Saturday, August 26, 2006

Reading Hall, I've been thinking alot about time and space--how we create physical symbols/parameters for each that truly are of our own making. How is that a little black box beside my bed "tells" me "what" time it is in the morning? How is it a recipe tells us 350 degrees for 35 minutes--and we watch numbers count backwards to tell us when the pie is done. Is time-keeping a way of counting? I gave up my watch two summers ago for another MALS class. How incredibly liberating to remove time from your body.... But it's not time, is it? It's the symbol of time--they are not the same.

I have a hard time every year with "daylight savings time." Now isn't that just a bizarre statement? What exactly is it we're "saving"? Are we saving daylight or are we saving time? And are we really "saving" it? Is it saving as in "set it aside for later use" or saving it from being used or saving it from being taken?

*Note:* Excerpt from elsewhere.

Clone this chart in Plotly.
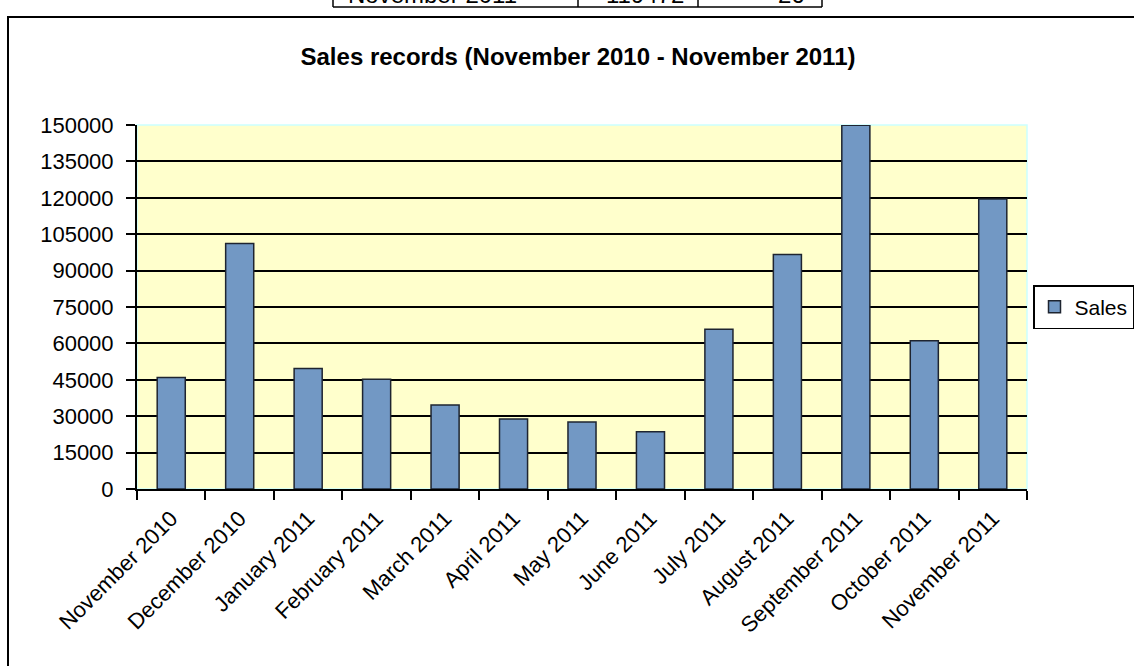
import plotly.graph_objects as go

# ---- data ----
months = ["November 2010", "December 2010", "January 2011", "February 2011",
          "March 2011", "April 2011", "May 2011", "June 2011", "July 2011",
          "August 2011", "September 2011", "October 2011", "November 2011"]
sales = [45900, 101200, 49700, 45200, 34600, 28800, 27600, 23600,
         65800, 96600, 149900, 61100, 119472]
y_ticks = list(range(0, 150001, 15000))
table_row = ["November 2011", "119472", "26"]

# ---- geometry helpers (page pixels -> paper coords) ----
W, H = 1134, 666
L, R, T, B = 137, 107, 125, 177
PW, PH = W - L - R, H - T - B


def px(x):
    return (x - L) / PW


def py(y):
    return (H - B - y) / PH


FONT = "Liberation Sans, Arial, sans-serif"

fig = go.Figure()
fig.add_trace(go.Bar(
    x=months, y=sales, name="Sales", width=0.41,
    marker=dict(color="#7298C4", line=dict(color="#1E2430", width=1.5)),
))

shapes = [
    # light cyan plot border (top/right)
    dict(type="rect", xref="paper", yref="paper", x0=0, x1=1, y0=0, y1=1,
         line=dict(color="#CCFFFF", width=1.5), layer="below"),
    # chart outer border
    dict(type="rect", xref="paper", yref="paper", x0=px(8), x1=px(1160),
         y0=py(700), y1=py(17), line=dict(color="black", width=2)),
    # table fragment at top
    dict(type="line", xref="paper", yref="paper", x0=px(333), x1=px(822),
         y0=py(7), y1=py(7), line=dict(color="black", width=1.5)),
]
for xv in [333, 578, 698, 822]:
    shapes.append(dict(type="line", xref="paper", yref="paper", x0=px(xv), x1=px(xv),
                       y0=py(7), y1=py(-20), line=dict(color="black", width=1.5)))

annotations = [
    dict(text=table_row[0], xref="paper", yref="paper", x=px(346), y=py(-5),
         xanchor="left", yanchor="middle", showarrow=False,
         font=dict(family=FONT, size=24, color="black")),
    dict(text=table_row[1], xref="paper", yref="paper", x=px(686), y=py(-5),
         xanchor="right", yanchor="middle", showarrow=False,
         font=dict(family=FONT, size=24, color="black")),
    dict(text=table_row[2], xref="paper", yref="paper", x=px(807), y=py(-5),
         xanchor="right", yanchor="middle", showarrow=False,
         font=dict(family=FONT, size=24, color="black")),
]

fig.update_layout(
    width=W, height=H,
    margin=dict(l=L, r=R, t=T, b=B, autoexpand=False),
    paper_bgcolor="white",
    plot_bgcolor="#FFFFCC",
    title=dict(text="<b>Sales records (November 2010 - November 2011)</b>",
               x=px(578), xanchor="center", xref="paper",
               y=1 - 57 / H, yanchor="middle",
               font=dict(family=FONT, size=24, color="black")),
    font=dict(family=FONT, size=22, color="black"),
    showlegend=True,
    legend=dict(x=px(1033), xanchor="left", y=0.5, yanchor="middle",
                bordercolor="black", borderwidth=1.5, bgcolor="white",
                font=dict(family=FONT, size=21, color="black"),
                itemwidth=30),
    bargap=0.59,
    shapes=shapes,
    annotations=annotations,
    xaxis=dict(type="category", tickson="boundaries", ticks="outside",
               ticklen=9, tickwidth=2, tickcolor="black",
               showline=True, linecolor="black", linewidth=2,
               showgrid=False, tickangle=-45, ticklabelstandoff=6,
               tickfont=dict(family=FONT, size=22, color="black")),
    yaxis=dict(range=[0, 150000], tickvals=y_ticks,
               ticktext=[str(v) for v in y_ticks],
               ticks="outside", ticklen=9, tickwidth=2, tickcolor="black",
               showline=True, linecolor="black", linewidth=2,
               showgrid=True, gridcolor="black", gridwidth=1.5,
               zeroline=False, ticklabelstandoff=8,
               tickfont=dict(family=FONT, size=22, color="black")),
)

fig.write_html("out.html")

Space is another realm to be explored. My next door neighbor and I both hire people to mow our lawns. As our driveways are on opposite side of the house, our lawns are adjacent. His person comes every Wednesday, mine every 10 or so days. Rarely does the mowing meet. So invariably, there is a nice line down the middle of the green expanse marking the measured parameter of our spaces. What would happen if either one of our guys went wide or short 2 feet? We wouldn't know what to do! Each time the line is made we reaffirm the boundary. The grass doesn't care "whose side" its on--that's our doing...

My daughter is ADHD. Her mind works incredibly fast, it's just amazing. I've always be fascinated with how she arranges things--she used to sort things by the size of the container rather than by the object's function. A small square drawer required a small square object; a larger drawer required larger objects. So a stack of small drawers may have the same thing in every drawer rather than all pennies in one, rubber bands in another, etc. She does not modify the number of objects, but modifies the arrangement to "make" spaces--really fascinating.

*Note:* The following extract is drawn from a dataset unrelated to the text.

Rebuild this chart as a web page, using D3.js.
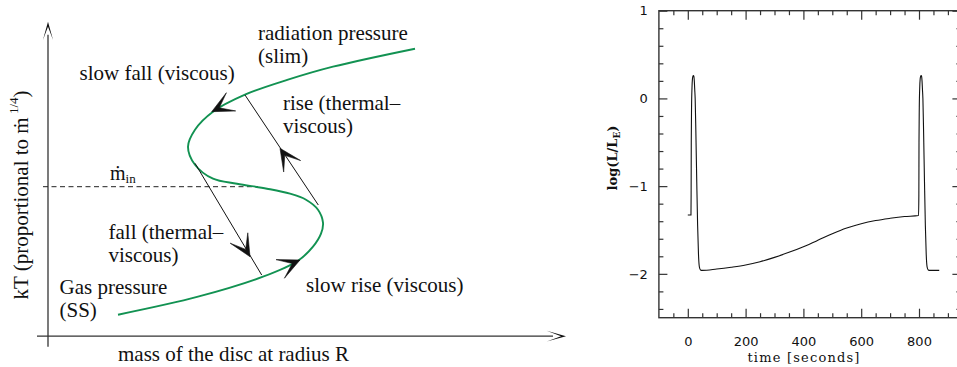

Art making is where I am most conscious of the illusions of time and space. When I am painting I am in another dimension--the clock on the wall and even the room that I am in all fade away. It's an odd feeling. It's almost as if I leave behind my everyday life and enter the painting itself--I am literally painting my world into being. There's a word for the time--chronos, or "God time"; I don't know the name for the space. Does there have to be one for it to be real?

1 Comments:

At 8:56 PM, Blogger cafegirl said...

Your last paragraph really resonated with me. I know that feeling well (although I don't get to spend much time there!). Whenever I get to that place/state/whatever is when I know that I've got it RIGHT.